During a visit to a new brick factory in Newcastle-under-Lyme, Kris Hopkins MP claimed the scheme was keeping kilns firing over Christmas for the first time since 2007.

The brick industry says production is rising after several slow years since 2008's financial crash, which is largely because of the rapid increase in construction as a result of help to buy.

Around 1.73 billion bricks are expected to be produced in 2013, enough to go nine times round the earth.

By the end of July deliveries of new bricks were up 12% on the previous year. This was despite a 12% fall in the year to March after three months of cold weather slowed production to a trickle.

Eight out of 10 bricks manufactured in the UK are for housebuilding.

The Chesterton factory Hopkins visited yesterday is owned and run by Ibstock Brick, the UK’s largest brick maker with 20 factories across the country. The extra demand has prompted the firm to reopen a factory in Leicester that closed in 2008.

Hopkins said: "Help to buy has not only helped thousands of hard working families get on the housing ladder, it's also laid the foundations for a recovery in housebuilding, and confounded the critics who claimed it would have no impact on the supply of new homes.

"It's been great to see Ibstock's state-of-the-art factory and meet with workers who are ramping up production and, for the first time in years, keeping the factory running over the Christmas period to catch up with orders and help get Britain building again."
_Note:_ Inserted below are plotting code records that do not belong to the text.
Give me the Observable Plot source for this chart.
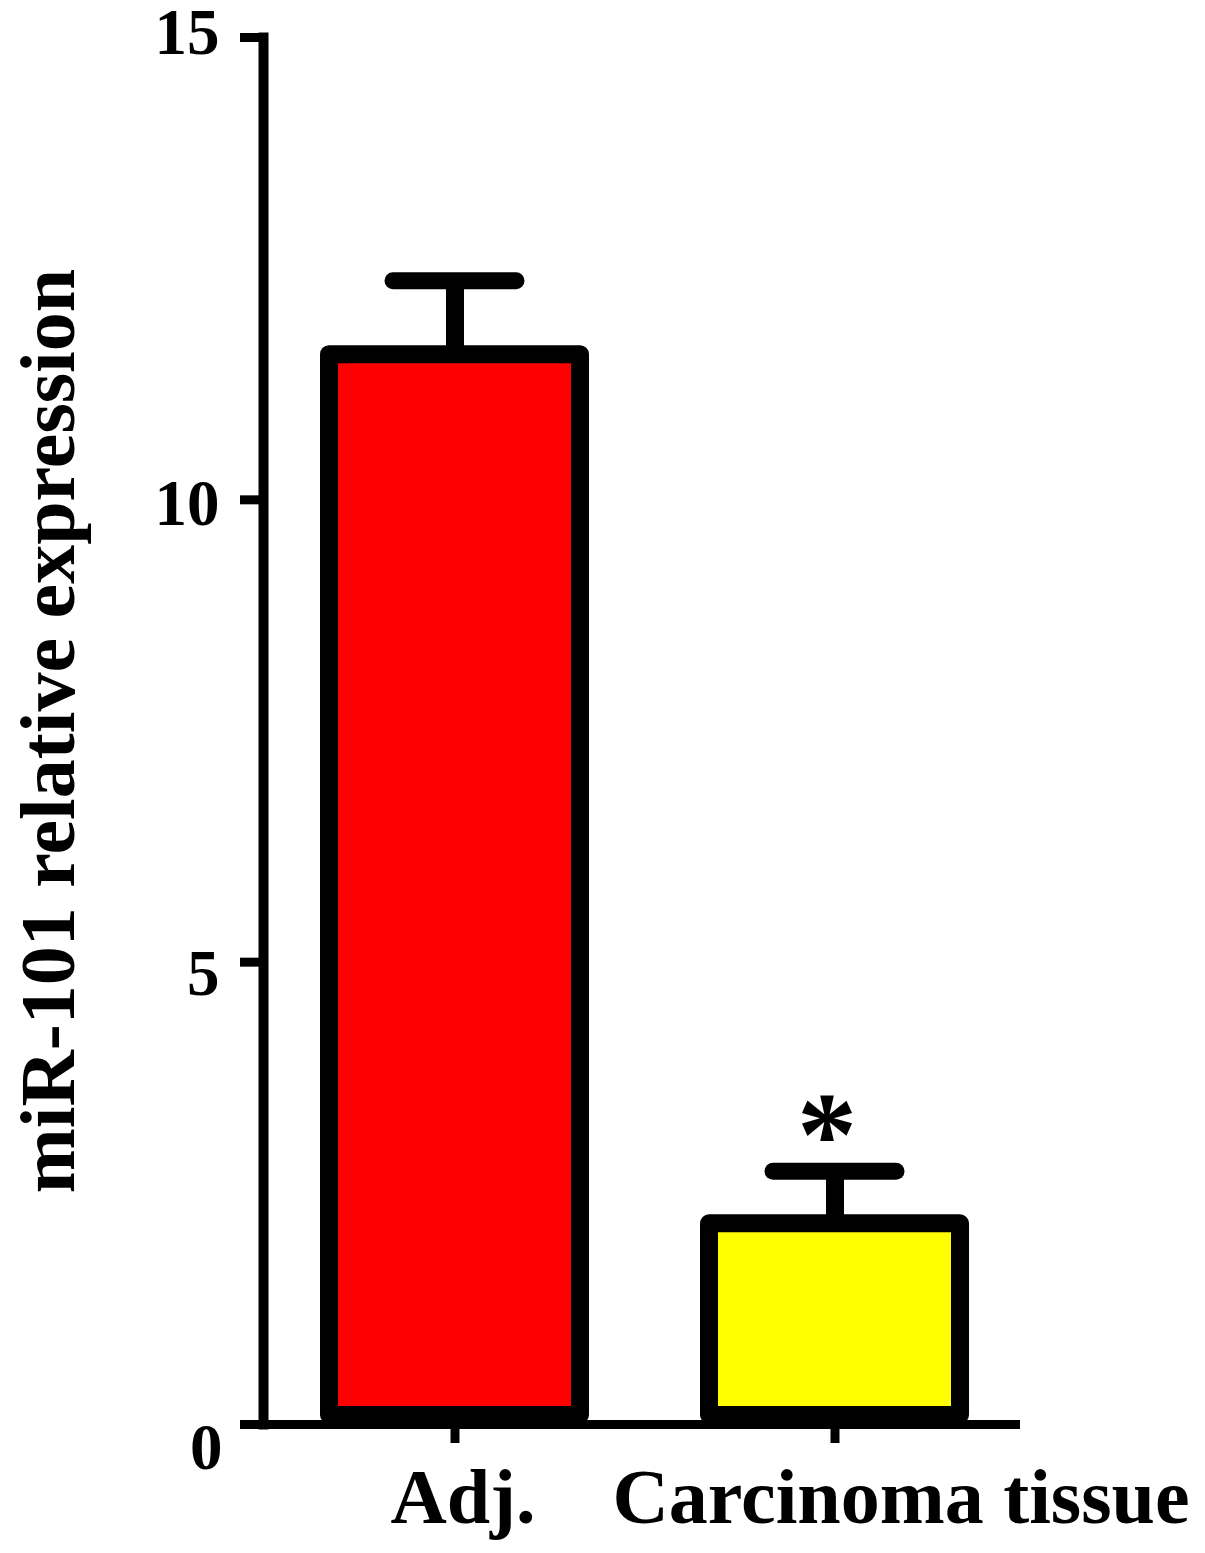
<!DOCTYPE html>
<html>
<head>
<meta charset="utf-8">
<script src="https://cdn.jsdelivr.net/npm/d3@7"></script>
<script src="https://cdn.jsdelivr.net/npm/@observablehq/plot@0.6"></script>
<style>
  html, body { margin: 0; padding: 0; background: #ffffff; }
  #chart svg { display: block; }
</style>
</head>
<body>
<div id="chart"></div>
<script>
// ---- data ----
const categories = ["Adj.", "Carcinoma tissue"];
const means = [11.57, 2.17];
const errors = [0.80, 0.57];
const barColors = ["#ff0000", "#ffff00"];
const significance = ["", "*"];
const yTicks = [0, 5, 10, 15];
const yLabel = "miR-101 relative expression";

const rows = categories.map((c, i) => ({
  category: c, mean: means[i], err: errors[i], color: barColors[i], sig: significance[i]
}));

const serif = "'Liberation Serif', 'Times New Roman', Times, serif";
const tickLabelOffsets = {15: -4, 10: 4, 5: 12, 0: 24};
const xLabelOffsets = {"Adj.": 8, "Carcinoma tissue": 66};

const chart = Plot.plot({
  width: 1205,
  height: 1553,
  marginTop: 37,
  marginBottom: 129,
  marginLeft: 263,
  marginRight: 185,
  style: {background: "#ffffff", fontFamily: serif, fontWeight: "bold", color: "#000"},
  x: {domain: categories, paddingInner: 0.339, paddingOuter: 0.164, align: 0.524, axis: null},
  y: {domain: [0, 15], axis: null},
  marks: [
    Plot.barY(rows, {
      x: "category", y: "mean", fill: "color",
      stroke: "#000", strokeWidth: 18, strokeLinejoin: "round", insetBottom: 9
    }),
    Plot.ruleX(rows, {
      x: "category", y1: "mean", y2: d => d.mean + d.err,
      stroke: "#000", strokeWidth: 18
    }),
    Plot.tickY(rows, {
      x: "category", y: d => d.mean + d.err,
      stroke: "#000", strokeWidth: 17, strokeLinecap: "round", insetLeft: 64, insetRight: 64
    }),
    Plot.text(rows.filter(d => d.sig), {
      x: "category", y: d => d.mean + d.err, text: "sig",
      fontSize: 120, fontWeight: "bold", fill: "#000", dx: -8, dy: -35
    }),
    // x-axis line
    Plot.ruleY([0], {stroke: "#000", strokeWidth: 9}),
    // y-axis line
    Plot.frame({anchor: "left", stroke: "#000", strokeWidth: 10, strokeLinecap: "square"}),
    // y ticks
    Plot.axisY(yTicks, {tickSize: 23, strokeWidth: 9, tickFormat: () => "", stroke: "#000", label: null}),
    // y tick labels
    ...yTicks.map(t => Plot.axisY([t], {
      tickSize: 0, tickPadding: 44, fontSize: 65, fontWeight: "bold",
      fill: "#000", dy: tickLabelOffsets[t], dx: t === 0 ? 3 : 0,
      tickFormat: d => String(d), label: null
    })),
    // x ticks
    Plot.axisX(categories, {tickSize: 19, strokeWidth: 9, tickFormat: () => "", stroke: "#000", label: null}),
    // x tick labels
    ...categories.map(c => Plot.axisX([c], {
      tickSize: 0, tickPadding: 43, fontSize: 78, fontWeight: "bold",
      fill: "#000", dx: xLabelOffsets[c], label: null
    })),
    // y title
    Plot.text([yLabel], {
      frameAnchor: "left", rotate: -90, dx: -214, text: d => d,
      fontSize: 78, fontWeight: "bold", fill: "#000",
      textAnchor: "middle", lineAnchor: "middle"
    })
  ]
});

document.getElementById("chart").appendChild(chart);
</script>
</body>
</html>
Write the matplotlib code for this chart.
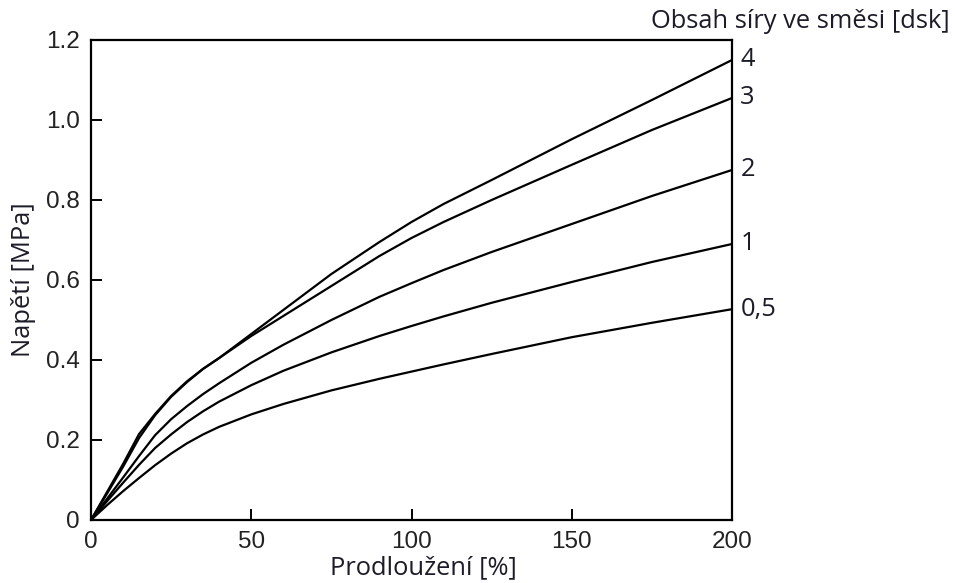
import matplotlib
matplotlib.use("Agg")
import matplotlib.pyplot as plt

strain = [0, 5, 10, 15, 20, 25, 30, 35, 40, 50, 60, 75, 90, 100, 110, 125, 150, 175, 200]
s4 = [0, 0.07, 0.14, 0.215, 0.265, 0.31, 0.347, 0.378, 0.405, 0.465, 0.525, 0.615, 0.695, 0.745, 0.79, 0.85, 0.952, 1.05, 1.15]
s3 = [0, 0.066, 0.133, 0.205, 0.262, 0.308, 0.345, 0.378, 0.405, 0.46, 0.51, 0.585, 0.66, 0.705, 0.745, 0.80, 0.888, 0.975, 1.055]
s2 = [0, 0.053, 0.106, 0.16, 0.212, 0.252, 0.285, 0.315, 0.342, 0.393, 0.438, 0.50, 0.558, 0.592, 0.625, 0.67, 0.74, 0.81, 0.875]
s1 = [0, 0.047, 0.093, 0.138, 0.18, 0.214, 0.245, 0.272, 0.296, 0.337, 0.373, 0.419, 0.46, 0.485, 0.509, 0.543, 0.595, 0.645, 0.69]
s05 = [0, 0.037, 0.072, 0.105, 0.137, 0.166, 0.192, 0.214, 0.233, 0.264, 0.29, 0.324, 0.353, 0.371, 0.389, 0.415, 0.457, 0.493, 0.527]
series = [s4, s3, s2, s1, s05]
series_labels = ["4", "3", "2", "1", "0,5"]

xticks = [0, 50, 100, 150, 200]
yticks = [0, 0.2, 0.4, 0.6, 0.8, 1.0, 1.2]
ytick_labels = ["0", "0.2", "0.4", "0.6", "0.8", "1.0", "1.2"]

label_font = "Open Sans"
txt_color = "#1c1c28"
fs = 18.4

fig = plt.figure(figsize=(9.55, 5.83), dpi=100)
ax = fig.add_axes([91/955, 1 - 520/583, (732-91)/955, (520-40)/583])

for s in series:
    ax.plot(strain, s, color="black", lw=1.6, solid_joinstyle="round")

ax.set_xlim(0, 200)
ax.set_ylim(0, 1.2)
ax.set_xticks(xticks)
ax.set_xticklabels([str(t) for t in xticks])
ax.set_yticks(yticks)
ax.set_yticklabels(ytick_labels)
ax.tick_params(direction="in", length=8, width=1.4, labelsize=17.5,
               colors="black", pad=8)
for lab in ax.get_xticklabels() + ax.get_yticklabels():
    lab.set_fontfamily("Liberation Sans")
    lab.set_color("#222222")
for sp in ax.spines.values():
    sp.set_linewidth(1.6)

for s, lab in zip(series, series_labels):
    ax.annotate(lab, xy=(strain[-1], s[-1]), xytext=(6, 0), textcoords="offset points",
                ha="left", va="center", fontsize=fs, family=label_font,
                color=txt_color, annotation_clip=False)

fig.text(950/955, 1 - 22/583, "Obsah síry ve směsi [dsk]", ha="right", va="center",
         fontsize=fs, family=label_font, color=txt_color)
fig.text(423/955, 1 - 568/583, "Prodloužení [%]", ha="center", va="center",
         fontsize=fs, family=label_font, color=txt_color)
fig.text(24/955, 1 - 280/583, "Napětí [MPa]", ha="center", va="center", rotation=90,
         fontsize=fs, family=label_font, color=txt_color)

fig.savefig("out.png", dpi=100, facecolor="white")
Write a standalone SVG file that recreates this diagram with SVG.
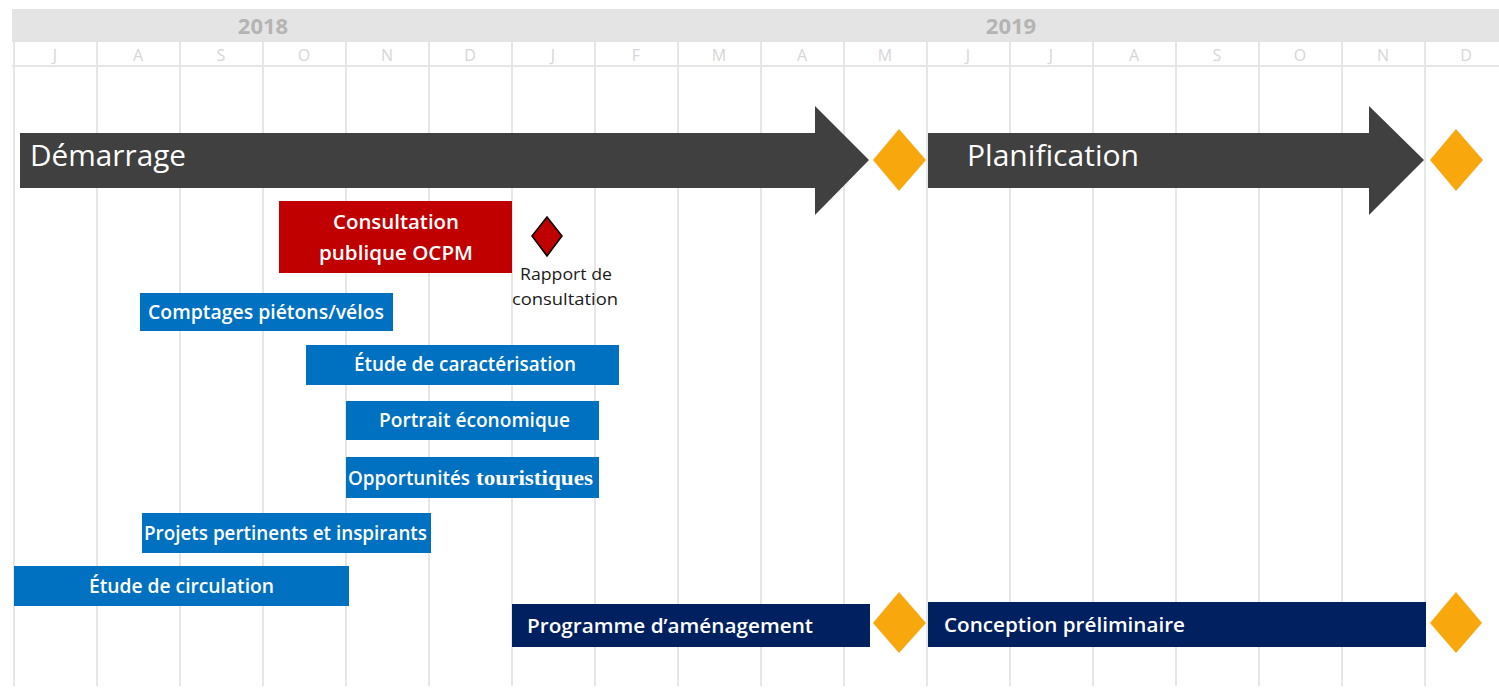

Stewart Baseley, executive chairman of the Home Buiders Federation, said: “Help to buy is driving a big increase in house building activity. If people can buy, builders will build. Existing sites are being built out quicker and developers are looking to start on new ones sooner. As a result there is an increased demand for labour and materials and we are seeing the supply chain respond. The increase in house building activity is creating jobs both directly on site and indirectly in the supply chain."